The Method

Curatology borrows directly from museum practice. Slow looking. Deliberate attention. A structured way to examine what an organisation is already carrying, and decide what to keep, what to evolve, and what to finally let go. The methodology is built around two things: six exhibition rooms and a five-step practice called C.U.R.I.O. Together they make culture tangible enough to work with. Not just discuss.

C.U.R.I.O.

Five steps from noticing to action.

Choose →
Select one artefact, ritual, or pattern. Stop hiding behind abstraction. Choose something tangible. Something already in the room.

Uncover →
Examine what it once meant and what it signals now. Most cultural artefacts outlive their purpose. Few are ever re-examined.

Reflect →
Identify what this reveals about power, belonging, fear, hierarchy, or identity. Culture is rarely neutral.

Interpret
Decide what to preserve, evolve, or consciously retire. This is where leadership courage becomes visible.

Offer
Make the shift explicit. Retire the ritual. Redesign the practice. Culture changes only when interpretation becomes action.

The Six Rooms

Every organisation's museum has six rooms. Each one holds a different dimension of culture. Each is worth examining.

The Collection Room
What the organisation keeps, and why. The artefacts, templates, and inherited processes still in use long after their original purpose has passed. If you were building this today, would you introduce it again?

The Transformation Room
How the organisation metabolises change. The residue of transitions that were announced but never digested. What change have we declared but not yet processed?

The Connection Room
How belonging actually forms.

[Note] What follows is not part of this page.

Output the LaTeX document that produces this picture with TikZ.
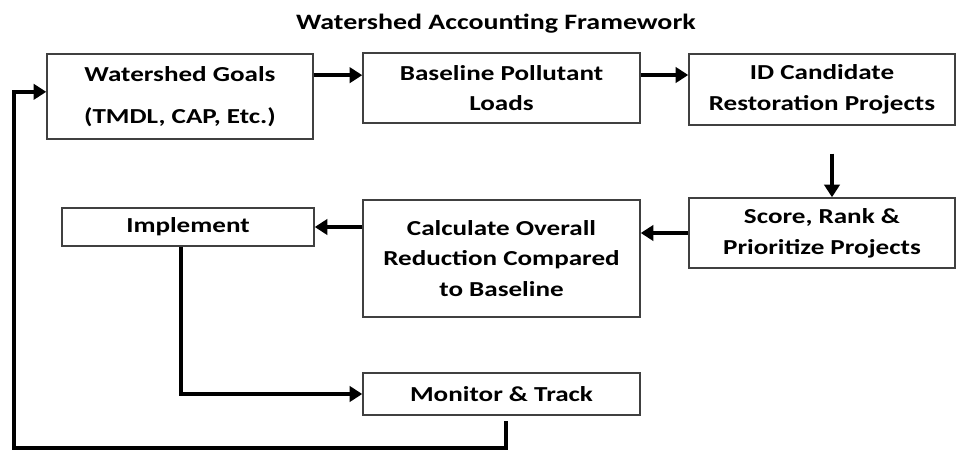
\documentclass[tikz,border=0pt]{standalone}
\usepackage{fontspec}
\setmainfont{Carlito}[FakeStretch=1.27]
\usetikzlibrary{arrows.meta}

\begin{document}
\begin{tikzpicture}[
  x=0.75pt, y=-0.75pt,
  stepbox/.style={draw=black!75, line width=1.1pt, fill=white, inner sep=0pt, align=center, font=\fontsize{16}{23}\selectfont\bfseries},
  arr/.style={draw=black, line width=2.8pt, -{Triangle[length=9.5pt,width=11.5pt]}}
]
\useasboundingbox (0,0) rectangle (957,453);

\node[font=\fontsize{16.5}{19}\selectfont\bfseries] (title) at (496,24) {Watershed Accounting Framework};

\node[stepbox, minimum width=199.5pt, minimum height=63.75pt] (goals) at (180,96.5) {Watershed Goals\\[8pt](TMDL, CAP, Etc.)};
\node[stepbox, minimum width=207.75pt, minimum height=52.5pt] (loads) at (501.5,88) {Baseline Pollutant\\Loads};
\node[stepbox, minimum width=199.5pt, minimum height=53.25pt] (idproj) at (822,89.5) {ID Candidate\\Restoration Projects};
\node[stepbox, minimum width=199.5pt, minimum height=52.5pt] (score) at (822,233) {Score, Rank \&\\Prioritize Projects};
\node[stepbox, minimum width=207.75pt, minimum height=87.75pt] (calc) at (501.5,258.5) {Calculate Overall\\Reduction Compared\\to Baseline};
\node[stepbox, minimum width=189pt, minimum height=28.5pt] (impl) at (188,227) {Implement};
\node[stepbox, minimum width=207.75pt, minimum height=31.5pt] (monitor) at (501.5,394) {Monitor \& Track};

\coordinate (fbcorner) at (14,448);

\draw[arr] ([yshift=16pt]goals.east) -- ([yshift=16pt]goals.east -| loads.west);
\draw[arr] ([yshift=9.75pt]loads.east) -- ([yshift=9.75pt]loads.east -| idproj.west);
\draw[arr, shorten <=21pt] ([xshift=7.5pt]idproj.south) -- ([xshift=7.5pt]score.north);
\draw[arr] (score.west) -- (score.west -| calc.east);
\draw[arr] (calc.west |- impl.east) -- (impl.east);
\draw[arr] ([xshift=-5pt]impl.south) |- (monitor.west);
\draw[arr, shorten <=4pt] ([xshift=3.5pt]monitor.south) |- (fbcorner) |- ([yshift=3.5pt]goals.west);
\end{tikzpicture}
\end{document}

Not through policy. Through repeated small signals that define who is in and who is not. What are we signalling about who belongs here?

The Echo Room
What lingers. Email tone, origin stories, phrases inherited from leaders long gone. Whose voice is still in the room, even though they have left?

The Imagination Room
What future is being curated. The initiatives that receive airtime. The ambitions that get funded. What are we making possible, and what are we quietly ruling out?

The Becoming Room
What needs to be released. The identity that no longer fits. The project that is done but not closed. What are we still carrying that we no longer need?